Which lines in the material below contain the word "this"? Copy each of them.

# Exercise materials:
━━━━━━━━━━

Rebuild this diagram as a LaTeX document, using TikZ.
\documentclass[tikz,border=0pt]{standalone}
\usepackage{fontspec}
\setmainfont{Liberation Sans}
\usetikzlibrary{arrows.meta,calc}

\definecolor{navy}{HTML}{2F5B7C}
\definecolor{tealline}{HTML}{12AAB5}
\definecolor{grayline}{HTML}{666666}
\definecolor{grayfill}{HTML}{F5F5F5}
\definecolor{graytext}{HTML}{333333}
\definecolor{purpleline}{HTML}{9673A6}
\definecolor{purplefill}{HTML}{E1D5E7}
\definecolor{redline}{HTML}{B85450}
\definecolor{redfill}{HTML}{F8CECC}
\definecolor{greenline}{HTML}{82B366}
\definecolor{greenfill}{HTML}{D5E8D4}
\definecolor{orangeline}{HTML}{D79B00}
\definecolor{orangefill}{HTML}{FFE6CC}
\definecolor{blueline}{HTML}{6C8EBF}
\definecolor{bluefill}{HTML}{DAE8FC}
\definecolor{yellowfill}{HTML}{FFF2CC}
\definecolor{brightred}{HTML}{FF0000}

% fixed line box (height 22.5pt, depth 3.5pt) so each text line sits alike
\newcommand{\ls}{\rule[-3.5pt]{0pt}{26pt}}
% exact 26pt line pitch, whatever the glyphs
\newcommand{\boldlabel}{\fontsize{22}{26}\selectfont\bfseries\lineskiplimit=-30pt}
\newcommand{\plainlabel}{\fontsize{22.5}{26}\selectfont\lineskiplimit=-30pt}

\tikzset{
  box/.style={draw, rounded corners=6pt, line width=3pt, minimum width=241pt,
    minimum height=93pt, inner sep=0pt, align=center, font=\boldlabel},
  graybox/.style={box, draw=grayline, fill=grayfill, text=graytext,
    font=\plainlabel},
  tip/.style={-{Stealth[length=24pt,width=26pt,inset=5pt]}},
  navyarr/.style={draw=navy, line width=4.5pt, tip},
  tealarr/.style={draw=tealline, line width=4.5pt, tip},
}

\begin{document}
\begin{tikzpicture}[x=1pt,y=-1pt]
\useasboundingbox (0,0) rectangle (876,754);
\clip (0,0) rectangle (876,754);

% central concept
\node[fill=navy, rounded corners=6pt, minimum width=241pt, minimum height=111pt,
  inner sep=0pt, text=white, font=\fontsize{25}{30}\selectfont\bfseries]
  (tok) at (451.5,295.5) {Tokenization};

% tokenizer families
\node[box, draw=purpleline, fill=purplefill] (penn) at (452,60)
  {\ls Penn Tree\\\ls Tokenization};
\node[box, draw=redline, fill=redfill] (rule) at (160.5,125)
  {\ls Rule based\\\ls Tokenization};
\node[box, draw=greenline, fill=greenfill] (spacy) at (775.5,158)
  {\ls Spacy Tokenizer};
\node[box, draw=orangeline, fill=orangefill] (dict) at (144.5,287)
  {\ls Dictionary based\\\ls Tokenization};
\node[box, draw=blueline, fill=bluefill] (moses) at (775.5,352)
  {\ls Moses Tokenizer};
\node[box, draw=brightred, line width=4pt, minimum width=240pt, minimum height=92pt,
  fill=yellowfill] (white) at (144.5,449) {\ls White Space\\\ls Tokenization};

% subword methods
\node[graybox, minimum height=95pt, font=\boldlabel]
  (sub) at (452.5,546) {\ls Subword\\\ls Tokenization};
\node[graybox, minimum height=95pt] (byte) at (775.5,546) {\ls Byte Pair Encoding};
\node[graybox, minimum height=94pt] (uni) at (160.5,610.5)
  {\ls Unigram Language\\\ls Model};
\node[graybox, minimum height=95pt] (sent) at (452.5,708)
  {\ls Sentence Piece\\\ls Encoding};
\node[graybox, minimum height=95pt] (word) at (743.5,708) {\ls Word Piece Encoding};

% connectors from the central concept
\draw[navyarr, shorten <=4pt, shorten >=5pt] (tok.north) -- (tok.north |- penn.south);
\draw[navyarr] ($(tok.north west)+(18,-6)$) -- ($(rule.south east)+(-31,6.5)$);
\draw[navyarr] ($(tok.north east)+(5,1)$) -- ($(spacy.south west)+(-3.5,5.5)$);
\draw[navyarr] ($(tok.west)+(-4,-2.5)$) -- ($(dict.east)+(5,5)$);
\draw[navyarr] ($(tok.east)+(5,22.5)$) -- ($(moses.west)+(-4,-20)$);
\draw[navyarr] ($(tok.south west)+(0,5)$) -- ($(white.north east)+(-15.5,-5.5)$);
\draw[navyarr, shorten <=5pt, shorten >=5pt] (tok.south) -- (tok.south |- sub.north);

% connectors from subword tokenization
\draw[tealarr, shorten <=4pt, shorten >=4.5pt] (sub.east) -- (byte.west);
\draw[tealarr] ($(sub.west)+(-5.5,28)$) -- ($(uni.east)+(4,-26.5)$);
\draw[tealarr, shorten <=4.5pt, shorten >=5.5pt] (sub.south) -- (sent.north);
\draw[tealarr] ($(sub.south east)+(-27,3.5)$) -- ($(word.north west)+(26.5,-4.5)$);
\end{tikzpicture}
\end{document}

━━━━━━━━━━

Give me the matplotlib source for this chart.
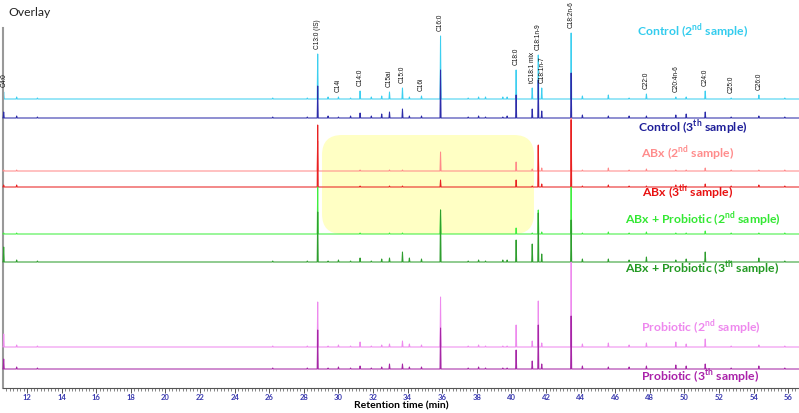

━━━━━━━━━━

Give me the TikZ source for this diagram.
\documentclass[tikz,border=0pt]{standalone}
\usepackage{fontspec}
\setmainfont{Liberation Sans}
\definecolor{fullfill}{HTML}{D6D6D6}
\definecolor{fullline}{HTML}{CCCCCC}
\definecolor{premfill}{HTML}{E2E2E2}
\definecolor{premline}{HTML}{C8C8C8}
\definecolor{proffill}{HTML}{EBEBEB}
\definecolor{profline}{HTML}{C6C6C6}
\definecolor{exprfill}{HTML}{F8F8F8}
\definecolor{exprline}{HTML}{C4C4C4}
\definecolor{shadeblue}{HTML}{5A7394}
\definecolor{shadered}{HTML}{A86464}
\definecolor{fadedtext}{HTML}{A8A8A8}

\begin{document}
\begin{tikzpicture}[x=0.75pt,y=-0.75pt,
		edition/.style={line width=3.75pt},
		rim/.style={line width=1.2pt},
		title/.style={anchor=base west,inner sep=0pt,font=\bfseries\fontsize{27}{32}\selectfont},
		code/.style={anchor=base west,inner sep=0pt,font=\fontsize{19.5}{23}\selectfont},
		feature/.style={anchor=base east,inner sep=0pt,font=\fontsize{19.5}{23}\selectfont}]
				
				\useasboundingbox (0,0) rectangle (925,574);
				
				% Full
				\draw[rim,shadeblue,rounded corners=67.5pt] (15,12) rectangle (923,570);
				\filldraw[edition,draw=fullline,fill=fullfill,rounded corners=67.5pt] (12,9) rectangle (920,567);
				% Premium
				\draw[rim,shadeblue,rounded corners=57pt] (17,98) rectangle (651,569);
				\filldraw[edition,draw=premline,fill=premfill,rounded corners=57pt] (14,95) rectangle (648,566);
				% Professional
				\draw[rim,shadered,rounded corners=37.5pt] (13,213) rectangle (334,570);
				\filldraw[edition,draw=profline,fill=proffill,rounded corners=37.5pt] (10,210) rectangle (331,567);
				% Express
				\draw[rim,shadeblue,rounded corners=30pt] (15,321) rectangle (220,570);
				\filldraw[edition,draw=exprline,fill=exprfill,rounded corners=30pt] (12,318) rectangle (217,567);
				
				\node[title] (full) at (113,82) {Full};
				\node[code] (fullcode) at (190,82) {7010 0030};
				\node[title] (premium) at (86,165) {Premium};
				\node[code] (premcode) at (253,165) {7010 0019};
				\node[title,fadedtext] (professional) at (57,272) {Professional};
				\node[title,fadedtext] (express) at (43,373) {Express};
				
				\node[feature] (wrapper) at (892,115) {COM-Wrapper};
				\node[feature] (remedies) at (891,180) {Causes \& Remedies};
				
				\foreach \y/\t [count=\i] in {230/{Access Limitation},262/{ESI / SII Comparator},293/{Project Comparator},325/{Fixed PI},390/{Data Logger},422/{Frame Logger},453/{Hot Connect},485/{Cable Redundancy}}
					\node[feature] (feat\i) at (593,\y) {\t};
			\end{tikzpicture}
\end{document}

━━━━━━━━━━

# Result of the exercise:
Rebuild this diagram as a LaTeX document, using TikZ.
Give me the matplotlib source for this chart.
Give me the TikZ source for this diagram.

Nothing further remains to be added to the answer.